EXERCISE DIRECTIONS:
Write the listing below out again exactly, dropping the images.

######

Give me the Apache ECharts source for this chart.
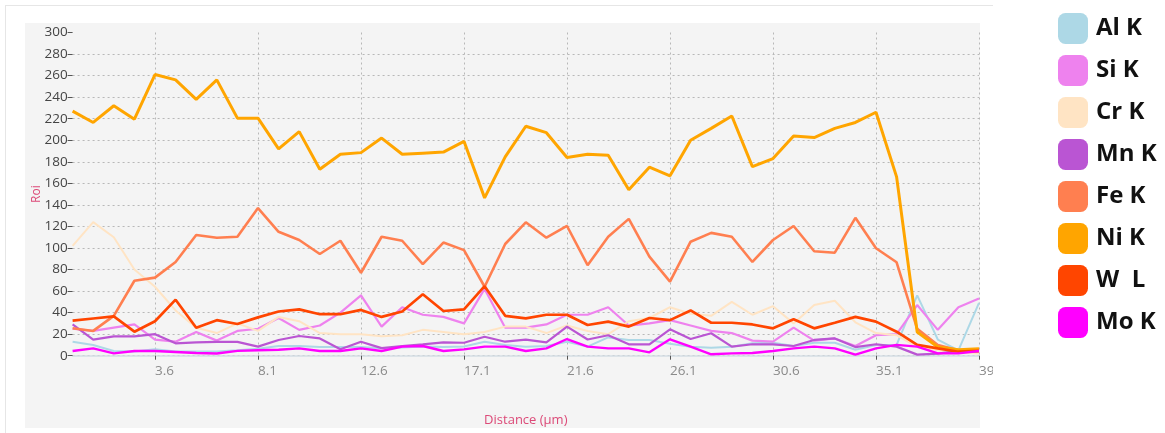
<!DOCTYPE html>
<html>
<head>
<meta charset="utf-8">
<script src="https://cdn.jsdelivr.net/npm/echarts@6/dist/echarts.min.js"></script>
<style>
  html, body { margin: 0; padding: 0; background: #ffffff; }
  #chart { width: 1165px; height: 433px; }
</style>
</head>
<body>
<div id="chart"></div>
<script>
// Distance along the line scan (µm)
const distance = [
  '0.0','0.9','1.8','2.7','3.6','4.5','5.4','6.3','7.2','8.1',
  '9.0','9.9','10.8','11.7','12.6','13.5','14.4','15.3','16.2','17.1',
  '18.0','18.9','19.8','20.7','21.6','22.5','23.4','24.3','25.2','26.1',
  '27.0','27.9','28.8','29.7','30.6','31.5','32.4','33.3','34.2','35.1',
  '36.0','36.9','37.8','38.7','39.6'
];

// Counts per element line
const alK = [13,10,4.4,4,6,4,4,4,5,6.5, 9,9,8,8,8,7,7.5,8.5,8,8.5, 13,10,8.4,9,13,8.4,17,14.6,14.6,11, 8.4,7.4,8.4,11.5,12,9,12,12,5.5,10, 10,56,15,5,49];
const siK = [25,23,26,29,15,13,22,14,23,25, 35,24,28,40,56,27,45,38,36,30, 62,26,26,29,38,38,45,28,30,33, 28,23,21,14,13,26,14,16,9,19, 20,47,24,45,53];
const crK = [102,124,110,80,64,42,26,21,30,23, 36,32,21,20,20,18,19,24,22,20, 22,27,27,21,28,23,20,32,35,45, 39,37,50,38,46,30,47,51,31,21, 19,8,5,3,2];
const mnK = [29,15,18,18,20,11.5,12.4,12.8,12.8,8.4, 14.6,18.3,16,6,13,7,9,10.6,12.4,12, 17.6,13,15,12.4,27,15,19,10.6,10.6,24.5, 15.5,20.8,8.4,10.6,10.6,9,14.6,16,8,10.6, 8.4,1,2,4.4,5];
const feK = [25.5,23,37,69.6,72.5,87,112,109.5,110.4,137, 115,107.4,94.4,106.7,77,110.4,106.7,85,105,98, 64,103.7,123.8,109.5,120.4,84,110.4,127,92,68.7, 105.8,114,110.4,87,107.4,120.4,97,95.6,128,99.7, 86.7,25,10,5,4];
const niK = [227,216.5,232,219.5,261,256,238,256,220.5,220.5, 192,208,173,187,188.5,202,187,188,189,199, 146.5,184.5,213,207,184,187,186,154,175,167, 200,211,222.5,175.5,183,204,202.5,211,216.5,226, 166,22,8,5.5,6.5];
const wL  = [32.5,34.5,36.5,22.3,32,52,26,33,29.4,35.6, 41,43,38.5,38.5,42.5,36,41,57,41.5,43, 64.5,37,34.7,38,38,28.5,31.6,27,35,33, 42,30.6,30.6,29,25.4,33.8,25.4,30.6,36,31.6, 22.3,10,6.8,3.7,4.4];
const moK = [4.4,6.8,2.2,4.4,4.4,3.5,2.5,2,4.5,5, 5.5,6.8,4.4,4.4,6.8,4.4,8.4,9,4.4,5.9, 8.4,8.4,4.4,6.8,15.5,8.4,6.8,6.8,3.1,15.2, 8.4,1.3,2.2,2.5,4.4,6.8,8.4,6.8,1,6.8, 10,8.4,2.2,2.2,4.4];

const seriesDefs = [
  { name: 'Al K', data: alK, color: '#add8e6', width: 2 },
  { name: 'Si K', data: siK, color: '#ee82ee', width: 2.2 },
  { name: 'Cr K', data: crK, color: '#ffe4c4', width: 2 },
  { name: 'Mn K', data: mnK, color: '#ba55d3', width: 2.2 },
  { name: 'Fe K', data: feK, color: '#ff7f50', width: 2.6 },
  { name: 'Ni K', data: niK, color: '#ffa500', width: 3 },
  { name: 'W  L', data: wL,  color: '#ff4500', width: 2.7 },
  { name: 'Mo K', data: moK, color: '#ff00ff', width: 2.4 }
];

const tickEvery = (idx) => idx % 5 === 4;
const font = '"Open Sans", "Noto Sans", sans-serif';
const axisNameColor = '#dc4a78';

const chart = echarts.init(document.getElementById('chart'), null, { renderer: 'canvas' });

chart.setOption({
  animation: false,
  backgroundColor: '#ffffff',
  textStyle: { fontFamily: font },
  graphic: [
    // card outline
    { type: 'line', z: -10, shape: { x1: 5, y1: 5.5, x2: 993, y2: 5.5 }, style: { stroke: '#e6e6e6', lineWidth: 1 } },
    { type: 'line', z: -10, shape: { x1: 5.5, y1: 5, x2: 5.5, y2: 433 }, style: { stroke: '#e6e6e6', lineWidth: 1 } },
    // plot panel
    { type: 'rect', z: -9, shape: { x: 25, y: 23, width: 955, height: 405 }, style: { fill: '#f4f4f4' } },
    // card edge cutting the last axis label
    { type: 'rect', z: 100, shape: { x: 993, y: 358, width: 50, height: 30 }, style: { fill: '#ffffff' } }
  ],
  legend: {
    orient: 'vertical',
    left: 1053,
    top: 8,
    itemWidth: 30,
    itemHeight: 31,
    itemGap: 11,
    icon: 'roundRect',
    itemStyle: { borderWidth: 0 },
    textStyle: { fontFamily: font, fontSize: 24, fontWeight: 'bold', color: '#111111', padding: [0, 0, 0, 3] },
    data: seriesDefs.map(s => s.name)
  },
  grid: { left: 72.6, right: 186, top: 32.5, bottom: 77.3, containLabel: false },
  xAxis: {
    type: 'category',
    data: distance,
    boundaryGap: false,
    name: 'Distance (µm)',
    nameLocation: 'middle',
    nameGap: 58,
    nameMoveOverlap: false,
    nameTextStyle: { color: axisNameColor, fontSize: 13, fontFamily: font },
    axisLine: { show: true, lineStyle: { color: '#d3dde3', width: 1.5 } },
    axisTick: { show: true, interval: tickEvery, length: 4, lineStyle: { color: '#555555' } },
    axisLabel: { interval: tickEvery, color: '#8a8a8a', fontSize: 13.5, fontFamily: font, align: 'left', margin: 8 },
    splitLine: { show: true, interval: tickEvery, lineStyle: { color: '#b8b8b8', type: [2, 3], width: 1 } }
  },
  yAxis: {
    type: 'value',
    min: 0,
    max: 300,
    interval: 20,
    name: 'Roi',
    nameLocation: 'middle',
    nameGap: 30,
    nameMoveOverlap: false,
    nameTextStyle: { color: axisNameColor, fontSize: 12, fontFamily: font },
    axisLine: { show: false },
    axisTick: { show: true, length: 5, lineStyle: { color: '#555555' } },
    axisLabel: { color: '#444444', fontSize: 13.5, fontFamily: font, margin: 5 },
    splitLine: { show: true, showMaxLine: false, lineStyle: { color: '#b8b8b8', type: [2, 3], width: 1 } }
  },
  series: seriesDefs.map(s => ({
    name: s.name,
    type: 'line',
    data: s.data,
    showSymbol: false,
    symbol: 'none',
    color: s.color,
    itemStyle: { color: s.color },
    lineStyle: { color: s.color, width: s.width },
    emphasis: { disabled: true }
  }))
});
</script>
</body>
</html>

######

WRITTEN ANSWER:
Give me the Apache ECharts source for this chart.
<!DOCTYPE html>
<html>
<head>
<meta charset="utf-8">
<script src="https://cdn.jsdelivr.net/npm/echarts@6/dist/echarts.min.js"></script>
<style>
  html, body { margin: 0; padding: 0; background: #ffffff; }
  #chart { width: 1165px; height: 433px; }
</style>
</head>
<body>
<div id="chart"></div>
<script>
// Distance along the line scan (µm)
const distance = [
  '0.0','0.9','1.8','2.7','3.6','4.5','5.4','6.3','7.2','8.1',
  '9.0','9.9','10.8','11.7','12.6','13.5','14.4','15.3','16.2','17.1',
  '18.0','18.9','19.8','20.7','21.6','22.5','23.4','24.3','25.2','26.1',
  '27.0','27.9','28.8','29.7','30.6','31.5','32.4','33.3','34.2','35.1',
  '36.0','36.9','37.8','38.7','39.6'
];

// Counts per element line
const alK = [13,10,4.4,4,6,4,4,4,5,6.5, 9,9,8,8,8,7,7.5,8.5,8,8.5, 13,10,8.4,9,13,8.4,17,14.6,14.6,11, 8.4,7.4,8.4,11.5,12,9,12,12,5.5,10, 10,56,15,5,49];
const siK = [25,23,26,29,15,13,22,14,23,25, 35,24,28,40,56,27,45,38,36,30, 62,26,26,29,38,38,45,28,30,33, 28,23,21,14,13,26,14,16,9,19, 20,47,24,45,53];
const crK = [102,124,110,80,64,42,26,21,30,23, 36,32,21,20,20,18,19,24,22,20, 22,27,27,21,28,23,20,32,35,45, 39,37,50,38,46,30,47,51,31,21, 19,8,5,3,2];
const mnK = [29,15,18,18,20,11.5,12.4,12.8,12.8,8.4, 14.6,18.3,16,6,13,7,9,10.6,12.4,12, 17.6,13,15,12.4,27,15,19,10.6,10.6,24.5, 15.5,20.8,8.4,10.6,10.6,9,14.6,16,8,10.6, 8.4,1,2,4.4,5];
const feK = [25.5,23,37,69.6,72.5,87,112,109.5,110.4,137, 115,107.4,94.4,106.7,77,110.4,106.7,85,105,98, 64,103.7,123.8,109.5,120.4,84,110.4,127,92,68.7, 105.8,114,110.4,87,107.4,120.4,97,95.6,128,99.7, 86.7,25,10,5,4];
const niK = [227,216.5,232,219.5,261,256,238,256,220.5,220.5, 192,208,173,187,188.5,202,187,188,189,199, 146.5,184.5,213,207,184,187,186,154,175,167, 200,211,222.5,175.5,183,204,202.5,211,216.5,226, 166,22,8,5.5,6.5];
const wL  = [32.5,34.5,36.5,22.3,32,52,26,33,29.4,35.6, 41,43,38.5,38.5,42.5,36,41,57,41.5,43, 64.5,37,34.7,38,38,28.5,31.6,27,35,33, 42,30.6,30.6,29,25.4,33.8,25.4,30.6,36,31.6, 22.3,10,6.8,3.7,4.4];
const moK = [4.4,6.8,2.2,4.4,4.4,3.5,2.5,2,4.5,5, 5.5,6.8,4.4,4.4,6.8,4.4,8.4,9,4.4,5.9, 8.4,8.4,4.4,6.8,15.5,8.4,6.8,6.8,3.1,15.2, 8.4,1.3,2.2,2.5,4.4,6.8,8.4,6.8,1,6.8, 10,8.4,2.2,2.2,4.4];

const seriesDefs = [
  { name: 'Al K', data: alK, color: '#add8e6', width: 2 },
  { name: 'Si K', data: siK, color: '#ee82ee', width: 2.2 },
  { name: 'Cr K', data: crK, color: '#ffe4c4', width: 2 },
  { name: 'Mn K', data: mnK, color: '#ba55d3', width: 2.2 },
  { name: 'Fe K', data: feK, color: '#ff7f50', width: 2.6 },
  { name: 'Ni K', data: niK, color: '#ffa500', width: 3 },
  { name: 'W  L', data: wL,  color: '#ff4500', width: 2.7 },
  { name: 'Mo K', data: moK, color: '#ff00ff', width: 2.4 }
];

const tickEvery = (idx) => idx % 5 === 4;
const font = '"Open Sans", "Noto Sans", sans-serif';
const axisNameColor = '#dc4a78';

const chart = echarts.init(document.getElementById('chart'), null, { renderer: 'canvas' });

chart.setOption({
  animation: false,
  backgroundColor: '#ffffff',
  textStyle: { fontFamily: font },
  graphic: [
    // card outline
    { type: 'line', z: -10, shape: { x1: 5, y1: 5.5, x2: 993, y2: 5.5 }, style: { stroke: '#e6e6e6', lineWidth: 1 } },
    { type: 'line', z: -10, shape: { x1: 5.5, y1: 5, x2: 5.5, y2: 433 }, style: { stroke: '#e6e6e6', lineWidth: 1 } },
    // plot panel
    { type: 'rect', z: -9, shape: { x: 25, y: 23, width: 955, height: 405 }, style: { fill: '#f4f4f4' } },
    // card edge cutting the last axis label
    { type: 'rect', z: 100, shape: { x: 993, y: 358, width: 50, height: 30 }, style: { fill: '#ffffff' } }
  ],
  legend: {
    orient: 'vertical',
    left: 1053,
    top: 8,
    itemWidth: 30,
    itemHeight: 31,
    itemGap: 11,
    icon: 'roundRect',
    itemStyle: { borderWidth: 0 },
    textStyle: { fontFamily: font, fontSize: 24, fontWeight: 'bold', color: '#111111', padding: [0, 0, 0, 3] },
    data: seriesDefs.map(s => s.name)
  },
  grid: { left: 72.6, right: 186, top: 32.5, bottom: 77.3, containLabel: false },
  xAxis: {
    type: 'category',
    data: distance,
    boundaryGap: false,
    name: 'Distance (µm)',
    nameLocation: 'middle',
    nameGap: 58,
    nameMoveOverlap: false,
    nameTextStyle: { color: axisNameColor, fontSize: 13, fontFamily: font },
    axisLine: { show: true, lineStyle: { color: '#d3dde3', width: 1.5 } },
    axisTick: { show: true, interval: tickEvery, length: 4, lineStyle: { color: '#555555' } },
    axisLabel: { interval: tickEvery, color: '#8a8a8a', fontSize: 13.5, fontFamily: font, align: 'left', margin: 8 },
    splitLine: { show: true, interval: tickEvery, lineStyle: { color: '#b8b8b8', type: [2, 3], width: 1 } }
  },
  yAxis: {
    type: 'value',
    min: 0,
    max: 300,
    interval: 20,
    name: 'Roi',
    nameLocation: 'middle',
    nameGap: 30,
    nameMoveOverlap: false,
    nameTextStyle: { color: axisNameColor, fontSize: 12, fontFamily: font },
    axisLine: { show: false },
    axisTick: { show: true, length: 5, lineStyle: { color: '#555555' } },
    axisLabel: { color: '#444444', fontSize: 13.5, fontFamily: font, margin: 5 },
    splitLine: { show: true, showMaxLine: false, lineStyle: { color: '#b8b8b8', type: [2, 3], width: 1 } }
  },
  series: seriesDefs.map(s => ({
    name: s.name,
    type: 'line',
    data: s.data,
    showSymbol: false,
    symbol: 'none',
    color: s.color,
    itemStyle: { color: s.color },
    lineStyle: { color: s.color, width: s.width },
    emphasis: { disabled: true }
  }))
});
</script>
</body>
</html>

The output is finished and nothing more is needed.